**Written request**
Begin with the line holding "Output the Python", end with the line holding "colors.append(GREEN)", and repeat every line in between exactly, without pictures.

**Charts and diagrams as code**
◆ ◆ ◆ ◆
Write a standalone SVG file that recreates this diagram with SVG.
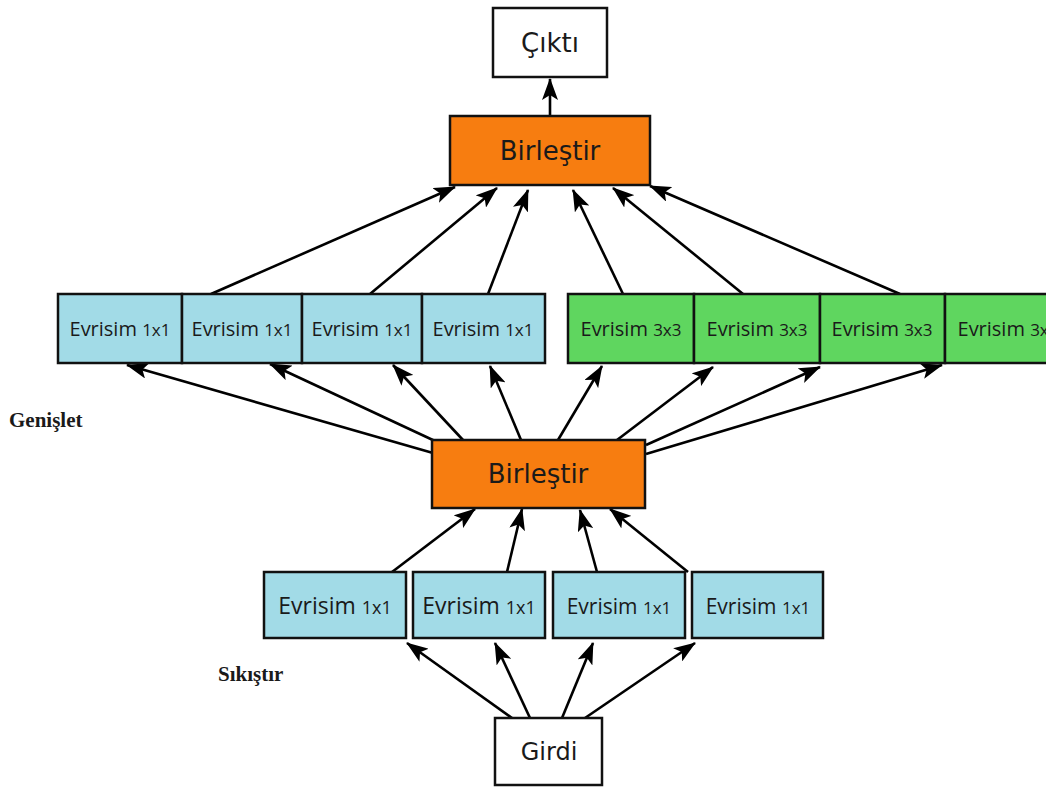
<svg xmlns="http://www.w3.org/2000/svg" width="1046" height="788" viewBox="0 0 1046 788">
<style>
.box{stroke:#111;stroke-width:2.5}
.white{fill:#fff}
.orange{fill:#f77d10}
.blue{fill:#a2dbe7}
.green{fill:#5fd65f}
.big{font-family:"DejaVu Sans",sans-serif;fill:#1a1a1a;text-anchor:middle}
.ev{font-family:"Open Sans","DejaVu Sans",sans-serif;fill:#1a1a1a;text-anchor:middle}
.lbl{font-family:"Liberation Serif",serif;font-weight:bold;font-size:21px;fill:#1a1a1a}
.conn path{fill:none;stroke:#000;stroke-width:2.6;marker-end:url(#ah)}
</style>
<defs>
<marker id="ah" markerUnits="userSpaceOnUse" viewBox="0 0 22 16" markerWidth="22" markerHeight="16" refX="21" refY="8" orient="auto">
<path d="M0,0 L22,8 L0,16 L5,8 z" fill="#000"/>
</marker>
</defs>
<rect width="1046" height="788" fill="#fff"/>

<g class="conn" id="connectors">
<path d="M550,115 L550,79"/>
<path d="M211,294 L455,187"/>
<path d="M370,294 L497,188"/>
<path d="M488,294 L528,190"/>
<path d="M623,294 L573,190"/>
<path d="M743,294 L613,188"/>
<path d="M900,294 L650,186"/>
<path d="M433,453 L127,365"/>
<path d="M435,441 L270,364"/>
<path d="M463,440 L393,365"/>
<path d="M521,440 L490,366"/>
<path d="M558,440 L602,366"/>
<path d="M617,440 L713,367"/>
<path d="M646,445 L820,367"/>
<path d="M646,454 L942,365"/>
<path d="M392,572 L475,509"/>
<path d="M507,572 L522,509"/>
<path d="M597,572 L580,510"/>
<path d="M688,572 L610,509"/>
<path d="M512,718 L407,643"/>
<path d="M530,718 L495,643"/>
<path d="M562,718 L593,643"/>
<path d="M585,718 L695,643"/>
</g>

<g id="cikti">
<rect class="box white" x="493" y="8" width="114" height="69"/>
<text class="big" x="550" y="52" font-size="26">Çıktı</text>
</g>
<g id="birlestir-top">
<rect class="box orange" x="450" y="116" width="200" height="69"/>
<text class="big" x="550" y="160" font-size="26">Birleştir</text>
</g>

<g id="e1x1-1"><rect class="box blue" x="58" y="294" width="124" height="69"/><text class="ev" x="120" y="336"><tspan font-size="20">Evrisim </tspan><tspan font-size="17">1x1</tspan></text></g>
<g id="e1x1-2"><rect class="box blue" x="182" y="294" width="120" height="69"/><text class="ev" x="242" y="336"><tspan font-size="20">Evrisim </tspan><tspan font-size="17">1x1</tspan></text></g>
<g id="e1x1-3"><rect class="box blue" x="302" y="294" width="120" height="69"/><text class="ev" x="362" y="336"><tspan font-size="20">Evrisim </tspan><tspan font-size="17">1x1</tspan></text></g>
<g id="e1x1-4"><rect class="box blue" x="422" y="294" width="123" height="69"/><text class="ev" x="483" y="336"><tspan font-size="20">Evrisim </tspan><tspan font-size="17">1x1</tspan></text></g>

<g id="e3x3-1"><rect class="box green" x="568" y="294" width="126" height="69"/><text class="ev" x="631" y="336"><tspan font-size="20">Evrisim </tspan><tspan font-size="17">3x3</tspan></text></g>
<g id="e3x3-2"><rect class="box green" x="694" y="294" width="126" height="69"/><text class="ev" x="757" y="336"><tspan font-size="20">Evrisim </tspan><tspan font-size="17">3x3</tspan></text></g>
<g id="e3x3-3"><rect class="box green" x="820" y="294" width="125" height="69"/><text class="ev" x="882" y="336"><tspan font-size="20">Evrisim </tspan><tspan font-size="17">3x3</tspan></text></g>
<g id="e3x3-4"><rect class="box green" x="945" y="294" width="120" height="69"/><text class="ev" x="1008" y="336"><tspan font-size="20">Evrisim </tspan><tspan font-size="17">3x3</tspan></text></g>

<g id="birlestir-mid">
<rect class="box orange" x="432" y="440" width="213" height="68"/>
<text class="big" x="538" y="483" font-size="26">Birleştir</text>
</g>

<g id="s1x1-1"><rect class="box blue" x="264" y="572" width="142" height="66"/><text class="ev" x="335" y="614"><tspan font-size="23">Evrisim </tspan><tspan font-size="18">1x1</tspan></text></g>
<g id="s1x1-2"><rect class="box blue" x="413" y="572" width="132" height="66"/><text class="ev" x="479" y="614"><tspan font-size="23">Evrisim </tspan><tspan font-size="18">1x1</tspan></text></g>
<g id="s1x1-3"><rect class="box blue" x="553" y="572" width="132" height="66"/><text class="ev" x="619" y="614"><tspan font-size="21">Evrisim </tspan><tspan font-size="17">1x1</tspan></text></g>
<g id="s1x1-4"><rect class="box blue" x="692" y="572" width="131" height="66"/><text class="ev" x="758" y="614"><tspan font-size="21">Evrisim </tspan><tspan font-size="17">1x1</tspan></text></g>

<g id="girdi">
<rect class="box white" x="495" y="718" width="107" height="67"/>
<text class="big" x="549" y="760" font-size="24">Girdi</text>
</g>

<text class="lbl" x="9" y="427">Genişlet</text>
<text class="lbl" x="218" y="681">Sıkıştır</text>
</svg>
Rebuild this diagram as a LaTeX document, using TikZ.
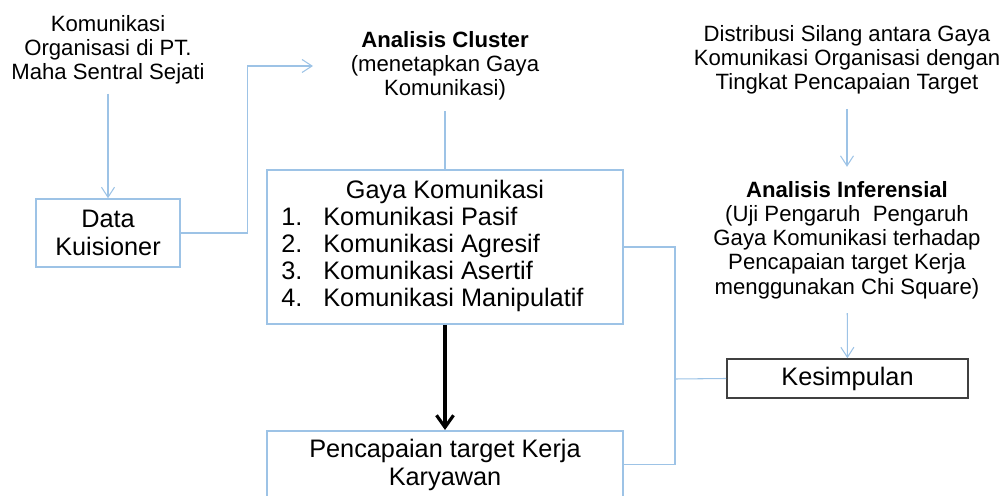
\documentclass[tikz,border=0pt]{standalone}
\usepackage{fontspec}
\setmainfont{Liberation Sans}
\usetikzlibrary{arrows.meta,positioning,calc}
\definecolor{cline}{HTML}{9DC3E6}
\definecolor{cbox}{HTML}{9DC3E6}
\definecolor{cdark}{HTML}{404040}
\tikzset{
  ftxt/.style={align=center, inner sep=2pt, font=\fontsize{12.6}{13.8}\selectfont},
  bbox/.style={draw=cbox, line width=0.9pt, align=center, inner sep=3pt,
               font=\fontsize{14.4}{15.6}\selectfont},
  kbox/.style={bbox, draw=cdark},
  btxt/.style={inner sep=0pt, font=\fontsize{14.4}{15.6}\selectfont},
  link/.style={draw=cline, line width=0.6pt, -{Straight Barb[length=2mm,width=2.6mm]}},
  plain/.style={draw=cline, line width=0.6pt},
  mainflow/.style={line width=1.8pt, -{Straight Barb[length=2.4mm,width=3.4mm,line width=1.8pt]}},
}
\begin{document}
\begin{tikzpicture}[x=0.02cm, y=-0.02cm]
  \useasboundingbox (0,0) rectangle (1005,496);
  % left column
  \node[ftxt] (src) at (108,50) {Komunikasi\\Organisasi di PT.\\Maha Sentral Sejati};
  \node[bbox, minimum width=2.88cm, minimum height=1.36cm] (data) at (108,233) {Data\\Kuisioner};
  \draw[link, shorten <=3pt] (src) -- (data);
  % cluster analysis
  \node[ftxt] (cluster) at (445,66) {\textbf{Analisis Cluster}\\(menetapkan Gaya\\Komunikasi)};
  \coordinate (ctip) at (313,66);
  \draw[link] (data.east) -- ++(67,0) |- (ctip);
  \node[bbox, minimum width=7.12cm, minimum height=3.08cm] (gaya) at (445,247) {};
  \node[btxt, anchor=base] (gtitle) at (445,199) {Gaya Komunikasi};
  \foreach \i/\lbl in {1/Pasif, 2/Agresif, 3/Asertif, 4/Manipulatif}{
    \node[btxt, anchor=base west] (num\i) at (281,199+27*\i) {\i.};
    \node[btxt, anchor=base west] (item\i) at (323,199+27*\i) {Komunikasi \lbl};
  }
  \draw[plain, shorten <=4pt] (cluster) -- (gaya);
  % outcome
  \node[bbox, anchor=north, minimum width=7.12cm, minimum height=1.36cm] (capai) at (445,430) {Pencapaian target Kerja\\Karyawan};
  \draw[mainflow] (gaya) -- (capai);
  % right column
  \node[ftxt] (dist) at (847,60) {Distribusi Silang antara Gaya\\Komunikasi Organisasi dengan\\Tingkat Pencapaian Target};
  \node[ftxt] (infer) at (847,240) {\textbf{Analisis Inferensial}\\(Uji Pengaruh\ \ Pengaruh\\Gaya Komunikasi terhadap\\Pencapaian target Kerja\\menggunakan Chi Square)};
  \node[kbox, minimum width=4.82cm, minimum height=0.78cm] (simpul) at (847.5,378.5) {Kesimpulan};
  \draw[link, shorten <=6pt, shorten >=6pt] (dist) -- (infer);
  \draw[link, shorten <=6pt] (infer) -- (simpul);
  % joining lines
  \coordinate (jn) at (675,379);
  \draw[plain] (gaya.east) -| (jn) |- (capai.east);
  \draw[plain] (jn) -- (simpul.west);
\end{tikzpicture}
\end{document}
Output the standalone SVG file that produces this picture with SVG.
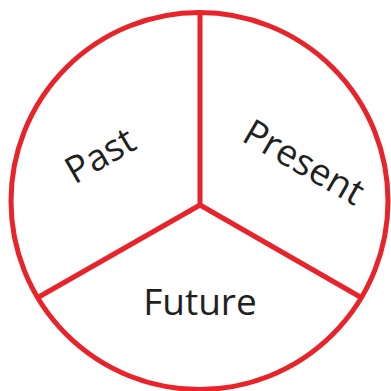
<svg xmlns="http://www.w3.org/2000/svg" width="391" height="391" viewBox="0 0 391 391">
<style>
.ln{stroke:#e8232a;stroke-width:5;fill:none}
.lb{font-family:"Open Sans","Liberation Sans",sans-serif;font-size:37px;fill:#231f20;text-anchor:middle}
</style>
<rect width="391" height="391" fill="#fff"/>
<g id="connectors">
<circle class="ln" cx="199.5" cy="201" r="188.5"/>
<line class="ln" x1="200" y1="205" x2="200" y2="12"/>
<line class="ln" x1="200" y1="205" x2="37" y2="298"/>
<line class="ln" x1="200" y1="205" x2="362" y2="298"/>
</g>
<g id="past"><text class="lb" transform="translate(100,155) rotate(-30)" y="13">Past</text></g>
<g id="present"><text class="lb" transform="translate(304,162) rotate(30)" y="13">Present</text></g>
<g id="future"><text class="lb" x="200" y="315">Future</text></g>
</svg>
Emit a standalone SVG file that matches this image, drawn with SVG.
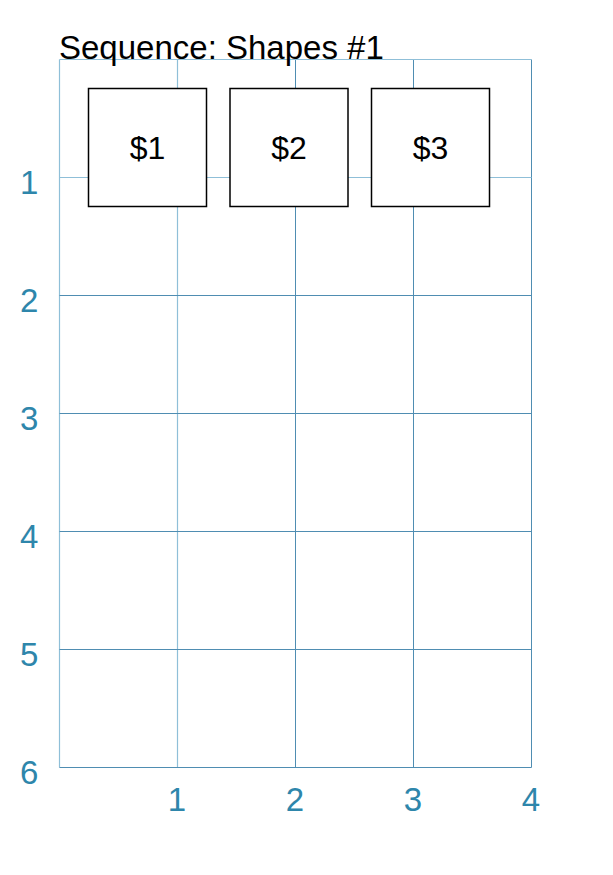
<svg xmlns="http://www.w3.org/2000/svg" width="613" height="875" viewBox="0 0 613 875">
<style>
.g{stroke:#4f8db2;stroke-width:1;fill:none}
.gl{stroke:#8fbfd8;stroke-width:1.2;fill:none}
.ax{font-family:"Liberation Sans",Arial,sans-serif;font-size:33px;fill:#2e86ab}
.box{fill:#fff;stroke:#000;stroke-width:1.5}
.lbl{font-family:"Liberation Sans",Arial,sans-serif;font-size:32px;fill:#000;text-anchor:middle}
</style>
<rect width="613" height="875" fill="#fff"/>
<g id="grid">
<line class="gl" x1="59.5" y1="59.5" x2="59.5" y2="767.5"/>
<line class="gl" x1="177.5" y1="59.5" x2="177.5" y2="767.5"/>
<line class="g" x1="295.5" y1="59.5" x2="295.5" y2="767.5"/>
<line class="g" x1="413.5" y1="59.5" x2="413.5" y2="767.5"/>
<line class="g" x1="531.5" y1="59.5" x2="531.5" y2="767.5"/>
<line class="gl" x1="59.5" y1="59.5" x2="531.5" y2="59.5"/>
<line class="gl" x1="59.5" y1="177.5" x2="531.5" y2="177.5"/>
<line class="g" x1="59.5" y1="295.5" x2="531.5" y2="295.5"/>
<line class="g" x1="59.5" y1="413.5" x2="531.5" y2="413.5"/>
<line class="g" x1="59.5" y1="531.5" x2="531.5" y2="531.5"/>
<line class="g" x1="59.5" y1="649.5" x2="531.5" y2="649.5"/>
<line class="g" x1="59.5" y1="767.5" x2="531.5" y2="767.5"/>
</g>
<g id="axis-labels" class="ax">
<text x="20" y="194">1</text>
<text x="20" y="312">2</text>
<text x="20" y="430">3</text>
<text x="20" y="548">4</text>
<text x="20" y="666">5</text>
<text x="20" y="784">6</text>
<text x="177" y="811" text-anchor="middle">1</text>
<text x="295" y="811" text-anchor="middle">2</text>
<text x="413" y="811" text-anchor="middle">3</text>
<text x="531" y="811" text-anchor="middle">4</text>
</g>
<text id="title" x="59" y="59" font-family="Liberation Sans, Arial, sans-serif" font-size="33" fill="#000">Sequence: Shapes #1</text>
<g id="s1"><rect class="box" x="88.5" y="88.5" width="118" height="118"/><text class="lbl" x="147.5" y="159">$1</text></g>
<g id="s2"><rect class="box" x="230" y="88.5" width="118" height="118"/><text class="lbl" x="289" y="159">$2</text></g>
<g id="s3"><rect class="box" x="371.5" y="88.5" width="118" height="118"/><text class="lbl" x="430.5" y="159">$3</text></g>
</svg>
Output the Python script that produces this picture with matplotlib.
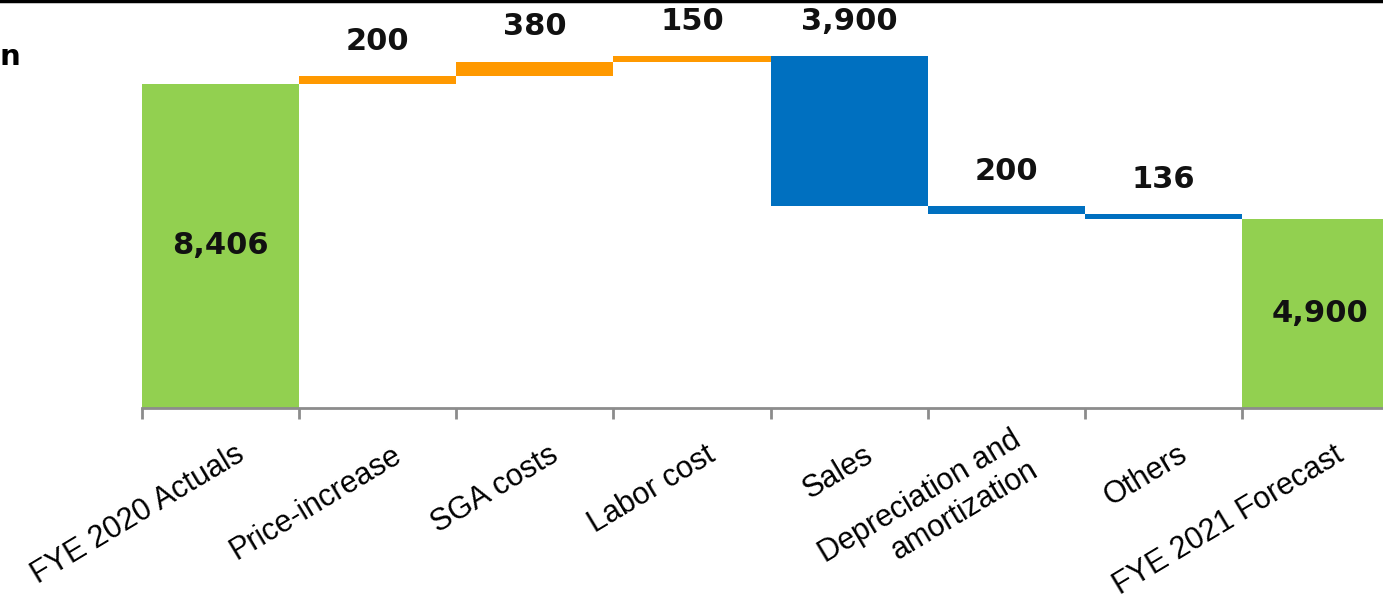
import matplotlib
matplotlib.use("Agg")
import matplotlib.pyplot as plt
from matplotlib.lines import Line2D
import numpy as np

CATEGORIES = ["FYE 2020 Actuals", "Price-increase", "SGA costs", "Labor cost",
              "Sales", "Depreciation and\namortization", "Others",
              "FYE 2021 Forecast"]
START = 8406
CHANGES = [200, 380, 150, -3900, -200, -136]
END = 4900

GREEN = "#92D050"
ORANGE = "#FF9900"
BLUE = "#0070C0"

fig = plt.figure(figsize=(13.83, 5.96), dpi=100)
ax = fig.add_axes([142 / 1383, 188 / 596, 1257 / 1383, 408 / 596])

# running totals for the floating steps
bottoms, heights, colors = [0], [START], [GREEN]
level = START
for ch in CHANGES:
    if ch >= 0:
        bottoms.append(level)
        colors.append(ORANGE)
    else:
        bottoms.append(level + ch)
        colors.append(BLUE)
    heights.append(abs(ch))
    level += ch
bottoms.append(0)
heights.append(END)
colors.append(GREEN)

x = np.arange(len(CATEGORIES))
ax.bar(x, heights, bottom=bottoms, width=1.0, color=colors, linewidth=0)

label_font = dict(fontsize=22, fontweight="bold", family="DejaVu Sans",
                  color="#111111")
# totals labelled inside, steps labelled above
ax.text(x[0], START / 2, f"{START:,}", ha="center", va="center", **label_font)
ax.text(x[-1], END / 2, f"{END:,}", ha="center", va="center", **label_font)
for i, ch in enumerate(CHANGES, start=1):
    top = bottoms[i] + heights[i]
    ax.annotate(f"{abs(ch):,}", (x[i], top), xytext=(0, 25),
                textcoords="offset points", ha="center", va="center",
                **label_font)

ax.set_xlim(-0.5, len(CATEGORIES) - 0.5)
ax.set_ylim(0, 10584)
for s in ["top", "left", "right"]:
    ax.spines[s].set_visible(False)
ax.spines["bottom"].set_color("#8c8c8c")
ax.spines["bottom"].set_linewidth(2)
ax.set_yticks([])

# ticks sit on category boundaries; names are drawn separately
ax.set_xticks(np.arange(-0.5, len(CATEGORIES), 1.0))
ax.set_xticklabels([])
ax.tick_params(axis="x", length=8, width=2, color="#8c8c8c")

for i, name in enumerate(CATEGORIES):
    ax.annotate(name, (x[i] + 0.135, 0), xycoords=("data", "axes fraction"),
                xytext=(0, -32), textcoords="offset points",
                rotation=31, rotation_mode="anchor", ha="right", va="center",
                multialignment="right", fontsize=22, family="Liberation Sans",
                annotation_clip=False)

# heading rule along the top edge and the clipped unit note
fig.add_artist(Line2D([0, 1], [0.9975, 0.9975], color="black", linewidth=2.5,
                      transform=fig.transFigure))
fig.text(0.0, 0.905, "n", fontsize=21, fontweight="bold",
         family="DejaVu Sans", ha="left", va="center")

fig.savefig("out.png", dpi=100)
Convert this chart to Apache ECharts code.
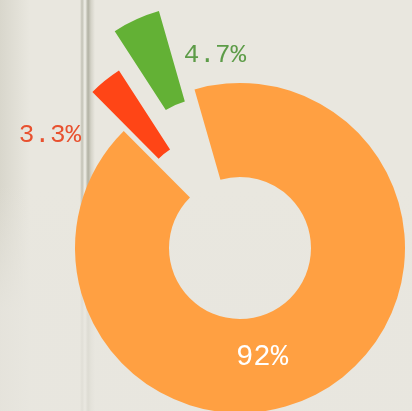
◆ ◆ ◆ ◆
**Correct response**
Output the Python script that produces this picture with matplotlib.
import matplotlib
matplotlib.use("Agg")
import matplotlib.pyplot as plt
from matplotlib.lines import Line2D
import numpy as np

CATEGORIES = ["FYE 2020 Actuals", "Price-increase", "SGA costs", "Labor cost",
              "Sales", "Depreciation and\namortization", "Others",
              "FYE 2021 Forecast"]
START = 8406
CHANGES = [200, 380, 150, -3900, -200, -136]
END = 4900

GREEN = "#92D050"
ORANGE = "#FF9900"
BLUE = "#0070C0"

fig = plt.figure(figsize=(13.83, 5.96), dpi=100)
ax = fig.add_axes([142 / 1383, 188 / 596, 1257 / 1383, 408 / 596])

# running totals for the floating steps
bottoms, heights, colors = [0], [START], [GREEN]
level = START
for ch in CHANGES:
    if ch >= 0:
        bottoms.append(level)
        colors.append(ORANGE)
    else:
        bottoms.append(level + ch)
        colors.append(BLUE)
    heights.append(abs(ch))
    level += ch
bottoms.append(0)
heights.append(END)
colors.append(GREEN)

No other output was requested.